También reabrieron las tiendas, los supermercados, los restaurantes. Y la gente se mueve, come y compra como siempre. Como si las riadas y desbordes hubiesen sido solo un mal sueño. Como si nada.
En otras zonas, como en mi calle y las calles circundantes, las cosas se toman su tiempo. El agua, obstinada, se resiste. No obstante, poco a poco empezaron a verse indicios de mejoría, a aparecer trillos secos en las aceras, o puentes de bloques y sacos para no mojarse los pies. Aunque, al final hay que mojárselos. Todavía.
Los primeros cuatro o cinco días en algunas partes de la calle el agua daba por las rodillas. En otras, más abajo, por los tobillos. No pocos la atravesaban —y lo siguen haciendo— con sus bultos encima. Otros, empujando carritos de supermercado como si fueran carros anfibios. Otros, más ingeniosos o precavidos, con balsas inflables sobre las que acumulaban sus compras y pertenencias.
Al principio, incluso, cuando todos creímos que sería algo rápido, pasajero, varios vecinos se lo tomaron a broma y se pusieron a jugar en lo más profundo con una pelota. Desde los edificios circundantes les hicieron coro. (En otros lugares de la ciudad hubo hasta quien practicó kayak y montó en moto acuática.) Pero con el paso de los días el chiste perdió sentido y el agua se volvió cada vez más oscura.
Por suerte, aun con el agua en la entrada, las tiendas y mercados de la zona no cerraron sus puertas. O las abrieron enseguida, que no hay que perder clientes necesitados y desesperados por comprar.
También los repartidores de agua y comida comenzaron a entrar a la calle, al igual que otros carros y camiones, provocando oleajes y salpicaduras, y la huída o resignación de los que caminaban por allí.
Los ineptos u obstruidos tragantes han hecho lo que pueden. Que no es mucho.
Y, para colmo —y, a la larga, para bien— en cuanto las aguas turbias dieron signos de remitir, una batería de mangueras salió de todos los edificios y empezó a disparar su propia agua hacia afuera: agua de las cisternas desbordadas, de los sótanos cubiertos, saliendo afuera por vasos comunicantes con ayuda de motobombas.
Con ello, mi calle y otras calles empezaron a recibir más municiones para su inundación. Y el agua, reabastecida, ha tardado más en escurrirse. Ni siquiera los camiones cisternas, que aparecieron el sexto día a desobstruir y aliviar los tragantes, han ayudado tanto como uno creería o querría.
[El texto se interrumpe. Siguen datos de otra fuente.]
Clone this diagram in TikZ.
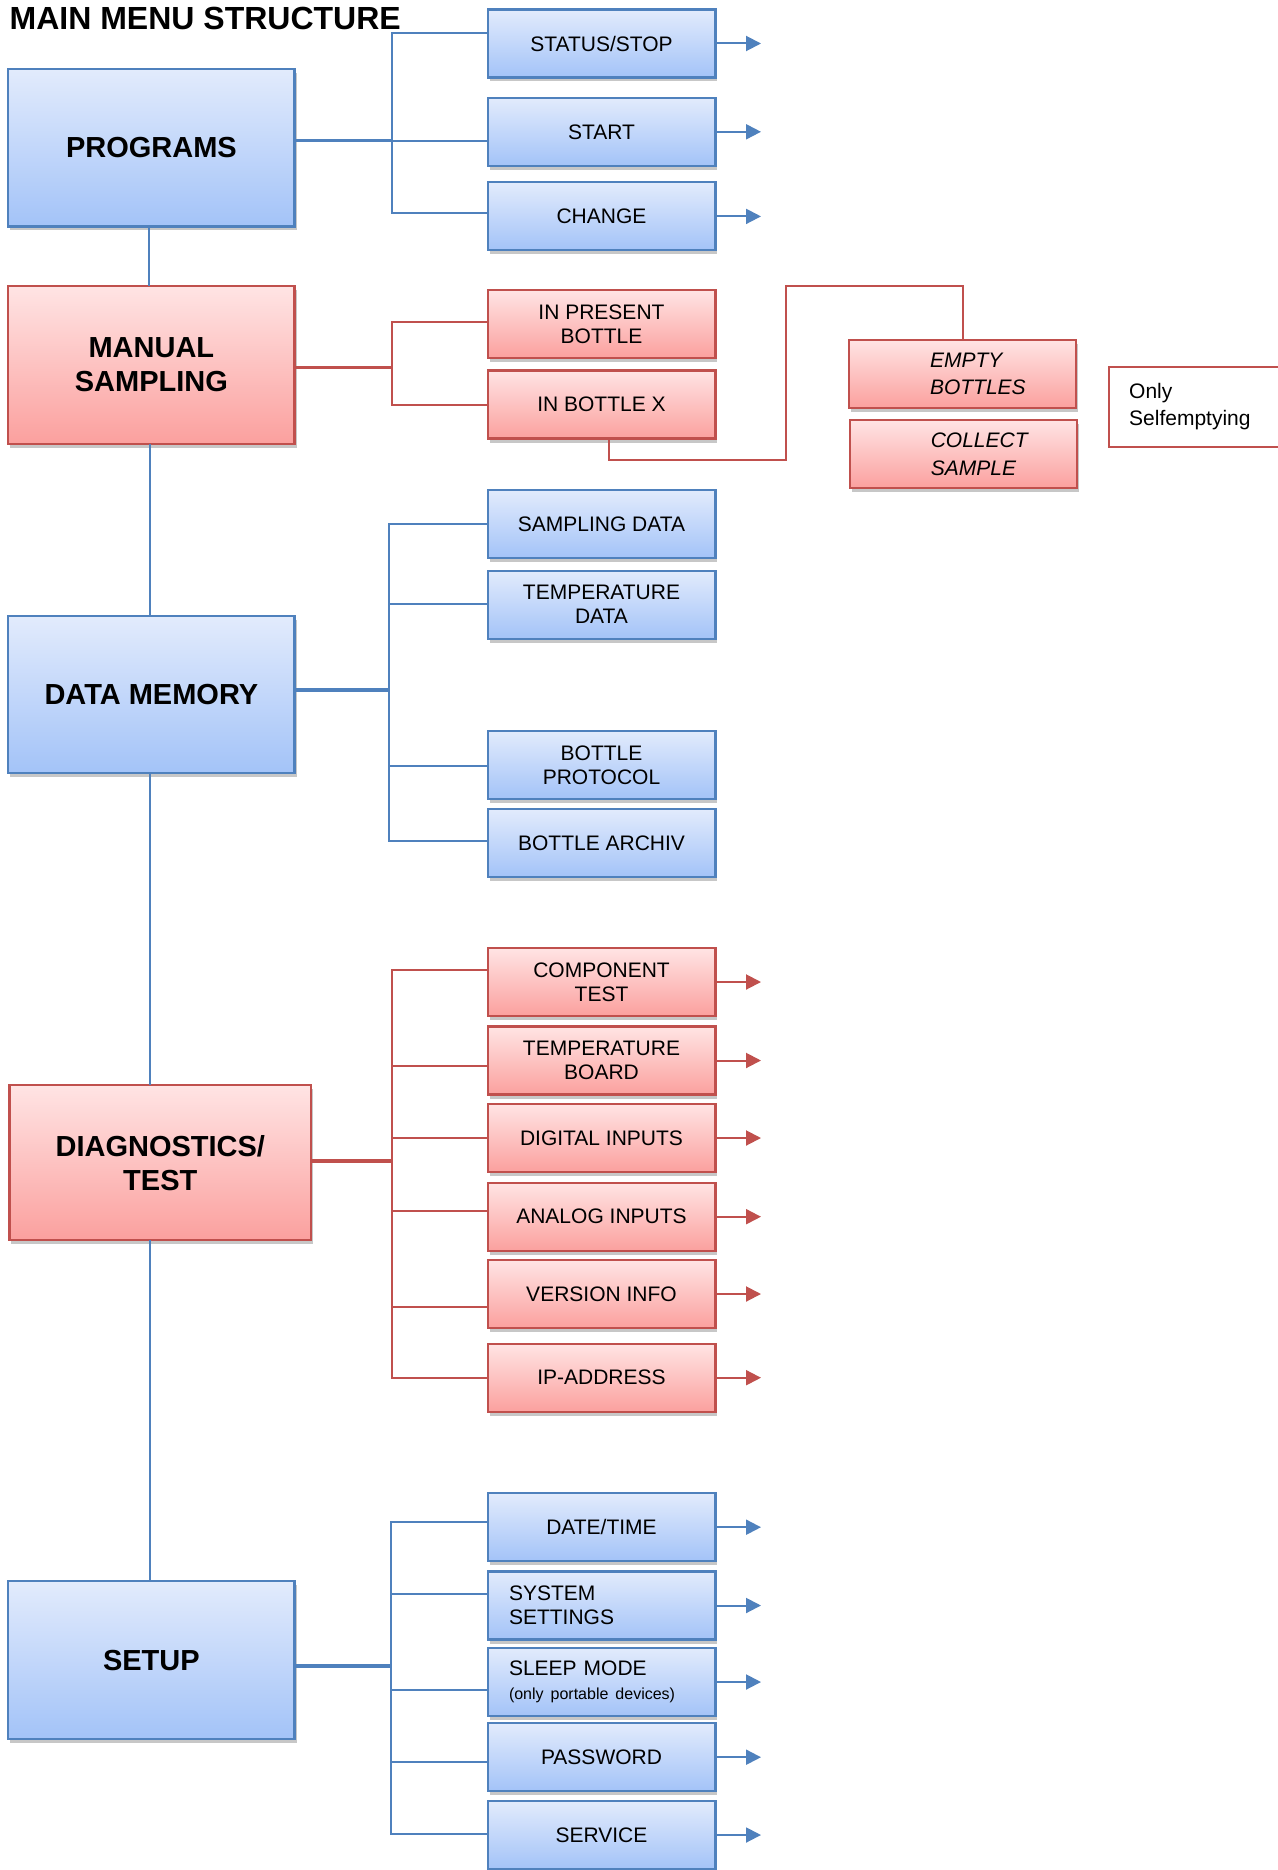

Aunque nunca hay que perder la esperanza. Ni siquiera en una ciudad rodeada por un desierto y en la que apenas llueve y donde, sin embargo, ocurrió lo que nadie pensó que sucedería. Lo que a nadie se le había ocurrido prever: que lloviera en un solo día lo que suele llover en todo un año.
Tal vez mañana la calle frente a nuestro edificio ya no amanezca inundada. Tal vez mañana ya haya agua en las tuberías y funcione el elevador.
Ojalá el recuerdo del agua por las rodillas me parezca a fin de cuentas una exageración. Una desmesura mayúscula en una ciudad de por sí desmesurada como Dubái, donde los rascacielos, los malls y hasta las inundaciones asombran al mundo.